■ **AIM OF THE EXERCISE**:
Return nothing but the lines from the one with "Output the component" through the one with "import * as d3 from 'd3';" in the data below, word for word and without pictures.

____ MATERIAL PROVIDED

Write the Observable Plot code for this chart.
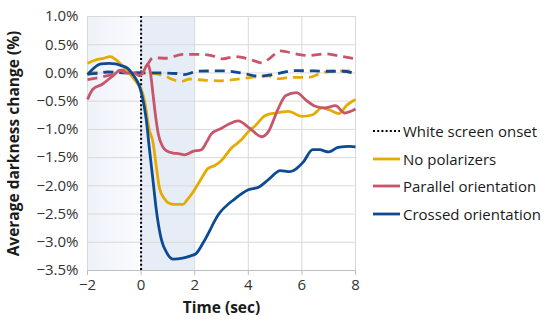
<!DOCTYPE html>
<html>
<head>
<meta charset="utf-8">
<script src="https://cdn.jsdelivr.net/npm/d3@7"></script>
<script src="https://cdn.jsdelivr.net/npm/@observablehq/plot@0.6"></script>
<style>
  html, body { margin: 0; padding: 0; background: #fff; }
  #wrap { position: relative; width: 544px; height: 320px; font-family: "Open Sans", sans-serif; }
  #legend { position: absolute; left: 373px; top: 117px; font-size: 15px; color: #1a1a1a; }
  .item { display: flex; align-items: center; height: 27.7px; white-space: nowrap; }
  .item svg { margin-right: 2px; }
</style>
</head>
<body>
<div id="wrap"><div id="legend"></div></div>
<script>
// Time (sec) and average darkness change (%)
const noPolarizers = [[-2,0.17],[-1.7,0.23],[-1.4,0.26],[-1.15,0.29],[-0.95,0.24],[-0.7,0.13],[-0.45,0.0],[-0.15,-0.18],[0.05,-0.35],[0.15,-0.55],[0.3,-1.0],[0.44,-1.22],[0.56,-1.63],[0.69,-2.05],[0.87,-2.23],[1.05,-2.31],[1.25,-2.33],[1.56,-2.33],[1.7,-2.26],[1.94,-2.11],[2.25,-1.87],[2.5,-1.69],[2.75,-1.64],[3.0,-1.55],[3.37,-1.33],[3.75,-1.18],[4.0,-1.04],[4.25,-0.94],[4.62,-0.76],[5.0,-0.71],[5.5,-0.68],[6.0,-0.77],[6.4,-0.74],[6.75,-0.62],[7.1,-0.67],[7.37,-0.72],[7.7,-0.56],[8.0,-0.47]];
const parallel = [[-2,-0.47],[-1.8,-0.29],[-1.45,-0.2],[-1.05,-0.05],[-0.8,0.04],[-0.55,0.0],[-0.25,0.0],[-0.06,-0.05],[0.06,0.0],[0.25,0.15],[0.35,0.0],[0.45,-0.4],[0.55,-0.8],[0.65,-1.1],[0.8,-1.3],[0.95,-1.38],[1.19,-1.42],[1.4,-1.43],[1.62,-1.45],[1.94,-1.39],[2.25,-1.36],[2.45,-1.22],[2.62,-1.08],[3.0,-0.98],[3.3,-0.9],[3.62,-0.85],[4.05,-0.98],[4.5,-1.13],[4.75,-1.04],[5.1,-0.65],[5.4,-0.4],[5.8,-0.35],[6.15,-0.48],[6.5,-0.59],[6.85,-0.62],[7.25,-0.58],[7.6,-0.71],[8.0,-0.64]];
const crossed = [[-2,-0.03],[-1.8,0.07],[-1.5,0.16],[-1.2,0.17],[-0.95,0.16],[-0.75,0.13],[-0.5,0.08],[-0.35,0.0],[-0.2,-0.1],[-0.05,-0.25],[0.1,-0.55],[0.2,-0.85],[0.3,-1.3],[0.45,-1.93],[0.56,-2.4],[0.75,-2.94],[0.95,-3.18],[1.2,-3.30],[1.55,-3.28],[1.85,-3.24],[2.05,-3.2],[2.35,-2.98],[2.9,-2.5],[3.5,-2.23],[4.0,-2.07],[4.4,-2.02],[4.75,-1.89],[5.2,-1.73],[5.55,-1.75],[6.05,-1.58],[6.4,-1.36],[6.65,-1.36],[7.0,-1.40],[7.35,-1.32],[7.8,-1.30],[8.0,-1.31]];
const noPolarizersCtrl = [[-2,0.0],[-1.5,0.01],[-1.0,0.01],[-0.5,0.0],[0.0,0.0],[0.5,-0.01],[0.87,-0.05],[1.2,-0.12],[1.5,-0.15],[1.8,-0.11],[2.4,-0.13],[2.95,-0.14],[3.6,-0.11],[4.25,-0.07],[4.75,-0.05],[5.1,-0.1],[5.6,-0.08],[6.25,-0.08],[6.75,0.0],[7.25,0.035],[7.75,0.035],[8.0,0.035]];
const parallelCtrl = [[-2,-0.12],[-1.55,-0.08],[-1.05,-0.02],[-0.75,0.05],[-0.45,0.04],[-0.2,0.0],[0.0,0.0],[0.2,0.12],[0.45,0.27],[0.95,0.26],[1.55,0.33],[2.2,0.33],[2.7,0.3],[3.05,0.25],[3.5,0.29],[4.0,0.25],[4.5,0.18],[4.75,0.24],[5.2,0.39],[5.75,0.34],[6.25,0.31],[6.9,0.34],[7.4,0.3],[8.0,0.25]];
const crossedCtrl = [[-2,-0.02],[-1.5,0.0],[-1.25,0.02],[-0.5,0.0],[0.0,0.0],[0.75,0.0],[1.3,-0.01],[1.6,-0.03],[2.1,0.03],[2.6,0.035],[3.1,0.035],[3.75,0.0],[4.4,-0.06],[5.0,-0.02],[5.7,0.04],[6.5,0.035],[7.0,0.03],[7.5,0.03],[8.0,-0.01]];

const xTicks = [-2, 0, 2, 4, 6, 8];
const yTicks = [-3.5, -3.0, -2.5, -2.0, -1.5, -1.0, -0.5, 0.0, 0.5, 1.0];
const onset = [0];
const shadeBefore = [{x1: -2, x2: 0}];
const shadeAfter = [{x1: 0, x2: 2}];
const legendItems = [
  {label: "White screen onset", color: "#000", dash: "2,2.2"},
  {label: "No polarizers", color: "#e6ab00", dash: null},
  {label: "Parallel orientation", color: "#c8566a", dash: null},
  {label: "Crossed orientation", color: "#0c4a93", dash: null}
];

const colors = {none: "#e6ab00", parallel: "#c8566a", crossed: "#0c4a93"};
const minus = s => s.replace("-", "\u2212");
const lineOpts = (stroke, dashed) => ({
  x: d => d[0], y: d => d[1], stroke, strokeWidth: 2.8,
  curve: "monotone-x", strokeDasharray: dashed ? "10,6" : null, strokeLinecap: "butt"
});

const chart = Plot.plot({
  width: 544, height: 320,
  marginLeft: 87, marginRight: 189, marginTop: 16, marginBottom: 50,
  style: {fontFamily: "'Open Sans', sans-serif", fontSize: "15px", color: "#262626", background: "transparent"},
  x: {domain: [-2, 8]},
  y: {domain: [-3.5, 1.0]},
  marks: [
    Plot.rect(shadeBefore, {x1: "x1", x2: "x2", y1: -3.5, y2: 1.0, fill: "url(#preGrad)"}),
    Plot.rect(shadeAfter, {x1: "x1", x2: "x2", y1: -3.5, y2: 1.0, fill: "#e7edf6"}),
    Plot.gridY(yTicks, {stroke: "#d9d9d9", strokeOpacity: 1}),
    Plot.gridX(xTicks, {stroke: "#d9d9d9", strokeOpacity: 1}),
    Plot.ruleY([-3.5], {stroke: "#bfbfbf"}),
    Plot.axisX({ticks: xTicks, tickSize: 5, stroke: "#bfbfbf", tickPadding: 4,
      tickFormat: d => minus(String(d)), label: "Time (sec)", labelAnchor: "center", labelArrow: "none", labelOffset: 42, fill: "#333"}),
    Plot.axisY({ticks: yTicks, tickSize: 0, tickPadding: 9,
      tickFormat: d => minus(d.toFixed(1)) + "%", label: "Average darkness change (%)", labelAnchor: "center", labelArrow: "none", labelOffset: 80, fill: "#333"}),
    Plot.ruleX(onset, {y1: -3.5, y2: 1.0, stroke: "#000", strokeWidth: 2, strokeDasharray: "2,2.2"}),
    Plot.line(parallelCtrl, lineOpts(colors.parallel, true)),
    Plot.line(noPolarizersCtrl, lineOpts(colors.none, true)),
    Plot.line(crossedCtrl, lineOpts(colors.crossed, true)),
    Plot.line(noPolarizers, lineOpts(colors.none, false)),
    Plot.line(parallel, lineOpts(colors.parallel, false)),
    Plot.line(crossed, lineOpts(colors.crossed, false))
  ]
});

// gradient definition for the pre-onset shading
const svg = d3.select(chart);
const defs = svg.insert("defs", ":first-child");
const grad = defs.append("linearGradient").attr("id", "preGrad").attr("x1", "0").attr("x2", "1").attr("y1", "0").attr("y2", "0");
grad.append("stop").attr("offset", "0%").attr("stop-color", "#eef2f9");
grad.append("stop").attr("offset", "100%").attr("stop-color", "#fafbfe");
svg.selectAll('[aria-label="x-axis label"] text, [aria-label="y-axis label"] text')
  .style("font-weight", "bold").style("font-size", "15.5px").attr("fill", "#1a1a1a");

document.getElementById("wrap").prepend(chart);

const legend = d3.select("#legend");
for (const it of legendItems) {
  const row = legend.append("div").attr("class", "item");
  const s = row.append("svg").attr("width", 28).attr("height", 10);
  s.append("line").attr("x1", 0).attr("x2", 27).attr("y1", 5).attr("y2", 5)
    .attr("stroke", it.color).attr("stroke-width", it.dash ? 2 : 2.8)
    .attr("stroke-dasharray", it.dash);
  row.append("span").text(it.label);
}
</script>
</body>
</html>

________
____ MATERIAL PROVIDED

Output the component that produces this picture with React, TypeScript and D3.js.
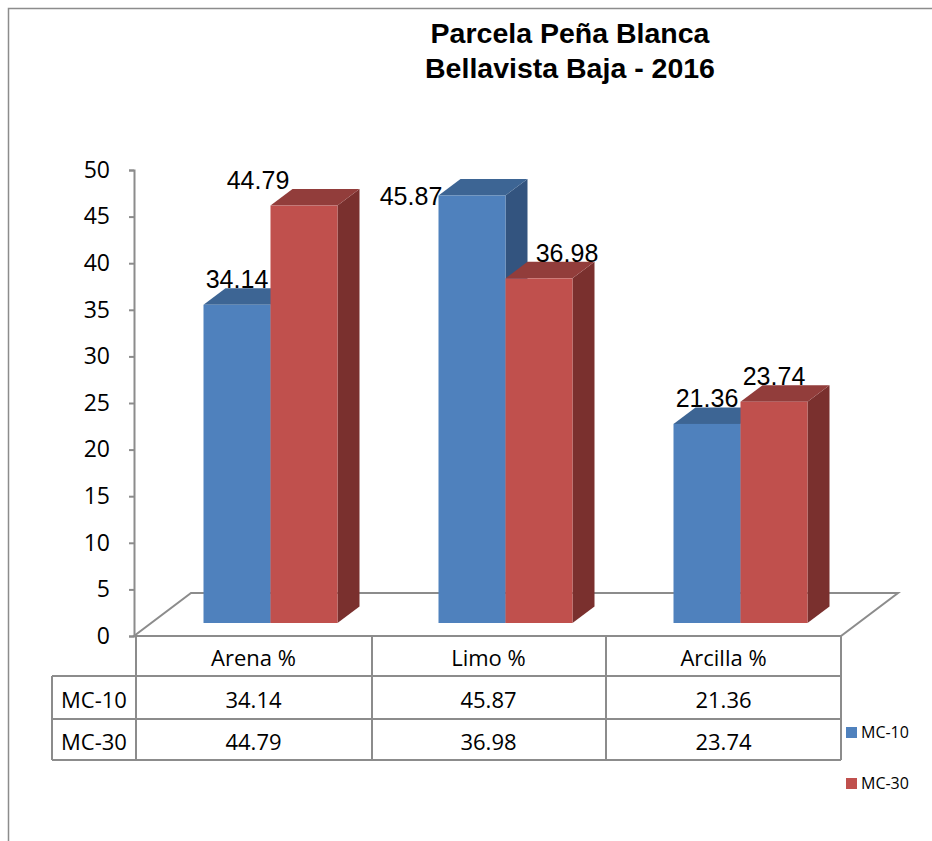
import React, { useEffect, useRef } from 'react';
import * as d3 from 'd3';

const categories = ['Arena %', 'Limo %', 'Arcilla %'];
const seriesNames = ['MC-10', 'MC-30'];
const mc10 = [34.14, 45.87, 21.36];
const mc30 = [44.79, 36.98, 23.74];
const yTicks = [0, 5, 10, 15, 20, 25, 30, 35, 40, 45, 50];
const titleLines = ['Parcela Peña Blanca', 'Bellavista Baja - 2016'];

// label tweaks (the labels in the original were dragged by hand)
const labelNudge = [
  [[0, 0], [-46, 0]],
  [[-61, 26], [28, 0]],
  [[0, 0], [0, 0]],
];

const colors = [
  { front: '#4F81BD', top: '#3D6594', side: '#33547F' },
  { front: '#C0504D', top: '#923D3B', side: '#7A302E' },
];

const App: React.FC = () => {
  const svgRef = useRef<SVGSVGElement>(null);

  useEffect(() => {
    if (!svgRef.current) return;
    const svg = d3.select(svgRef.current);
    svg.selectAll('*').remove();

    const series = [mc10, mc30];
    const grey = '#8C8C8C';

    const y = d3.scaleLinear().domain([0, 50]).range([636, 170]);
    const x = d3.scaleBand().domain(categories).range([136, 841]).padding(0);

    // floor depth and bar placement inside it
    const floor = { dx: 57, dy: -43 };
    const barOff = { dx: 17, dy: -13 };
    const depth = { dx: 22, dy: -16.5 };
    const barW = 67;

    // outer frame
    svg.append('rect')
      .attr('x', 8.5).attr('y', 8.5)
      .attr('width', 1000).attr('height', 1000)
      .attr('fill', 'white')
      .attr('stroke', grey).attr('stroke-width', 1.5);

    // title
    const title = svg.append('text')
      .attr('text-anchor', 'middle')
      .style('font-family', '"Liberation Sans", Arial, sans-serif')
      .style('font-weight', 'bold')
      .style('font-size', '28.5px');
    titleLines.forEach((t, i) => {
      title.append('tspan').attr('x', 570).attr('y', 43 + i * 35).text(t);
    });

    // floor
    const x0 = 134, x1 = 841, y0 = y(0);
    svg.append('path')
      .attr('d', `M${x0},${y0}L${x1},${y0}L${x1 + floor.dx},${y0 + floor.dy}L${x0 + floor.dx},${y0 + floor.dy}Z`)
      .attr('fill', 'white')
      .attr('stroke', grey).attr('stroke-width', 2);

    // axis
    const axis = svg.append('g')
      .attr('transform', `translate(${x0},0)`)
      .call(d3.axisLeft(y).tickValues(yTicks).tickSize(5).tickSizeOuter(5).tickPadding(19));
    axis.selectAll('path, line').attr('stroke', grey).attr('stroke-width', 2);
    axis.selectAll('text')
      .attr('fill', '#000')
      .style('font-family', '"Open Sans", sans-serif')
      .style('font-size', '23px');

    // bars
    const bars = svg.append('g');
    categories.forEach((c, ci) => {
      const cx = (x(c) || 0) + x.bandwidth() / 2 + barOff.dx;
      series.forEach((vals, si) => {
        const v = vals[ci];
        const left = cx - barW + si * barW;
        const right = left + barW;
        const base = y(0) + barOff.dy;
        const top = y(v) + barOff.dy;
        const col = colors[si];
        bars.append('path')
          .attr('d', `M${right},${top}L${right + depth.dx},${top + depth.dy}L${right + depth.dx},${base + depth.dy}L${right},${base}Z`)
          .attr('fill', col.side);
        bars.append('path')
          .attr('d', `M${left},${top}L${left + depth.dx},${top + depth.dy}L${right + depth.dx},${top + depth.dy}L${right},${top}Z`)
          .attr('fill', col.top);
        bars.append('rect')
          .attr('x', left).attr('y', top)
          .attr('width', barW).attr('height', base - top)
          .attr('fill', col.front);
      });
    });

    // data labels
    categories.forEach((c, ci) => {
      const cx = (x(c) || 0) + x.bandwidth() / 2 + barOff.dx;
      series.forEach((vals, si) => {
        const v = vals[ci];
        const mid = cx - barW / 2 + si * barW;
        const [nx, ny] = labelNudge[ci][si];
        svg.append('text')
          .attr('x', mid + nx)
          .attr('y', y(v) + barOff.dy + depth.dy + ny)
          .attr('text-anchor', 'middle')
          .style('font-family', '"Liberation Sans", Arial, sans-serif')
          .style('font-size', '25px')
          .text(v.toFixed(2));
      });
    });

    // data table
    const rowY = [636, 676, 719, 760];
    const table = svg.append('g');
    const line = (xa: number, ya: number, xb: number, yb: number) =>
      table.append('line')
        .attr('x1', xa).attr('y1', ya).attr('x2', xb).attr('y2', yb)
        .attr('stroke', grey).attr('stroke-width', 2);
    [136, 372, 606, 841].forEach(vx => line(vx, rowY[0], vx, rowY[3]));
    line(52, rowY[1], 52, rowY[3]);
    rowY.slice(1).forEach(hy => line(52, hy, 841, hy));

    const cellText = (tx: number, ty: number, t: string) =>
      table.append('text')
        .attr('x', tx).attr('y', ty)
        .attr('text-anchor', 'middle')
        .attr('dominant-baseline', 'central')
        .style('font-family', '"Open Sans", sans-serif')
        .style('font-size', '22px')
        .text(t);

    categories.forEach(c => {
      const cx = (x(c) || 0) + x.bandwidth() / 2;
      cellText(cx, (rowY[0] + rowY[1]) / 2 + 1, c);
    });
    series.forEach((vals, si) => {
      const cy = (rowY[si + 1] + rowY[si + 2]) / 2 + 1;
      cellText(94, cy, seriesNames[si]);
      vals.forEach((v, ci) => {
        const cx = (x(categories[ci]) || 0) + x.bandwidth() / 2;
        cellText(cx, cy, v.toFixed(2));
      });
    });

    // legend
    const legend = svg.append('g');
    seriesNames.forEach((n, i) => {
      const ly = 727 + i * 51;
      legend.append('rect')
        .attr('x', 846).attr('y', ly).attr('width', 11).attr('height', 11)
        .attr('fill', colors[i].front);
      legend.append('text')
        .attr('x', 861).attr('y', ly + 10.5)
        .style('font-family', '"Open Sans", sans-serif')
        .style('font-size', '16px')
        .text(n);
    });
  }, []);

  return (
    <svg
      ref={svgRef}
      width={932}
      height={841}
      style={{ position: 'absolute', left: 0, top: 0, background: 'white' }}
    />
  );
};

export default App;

________

■ **THE OUTPUT**:
Output the component that produces this picture with React, TypeScript and D3.js.
import React, { useEffect, useRef } from 'react';
import * as d3 from 'd3';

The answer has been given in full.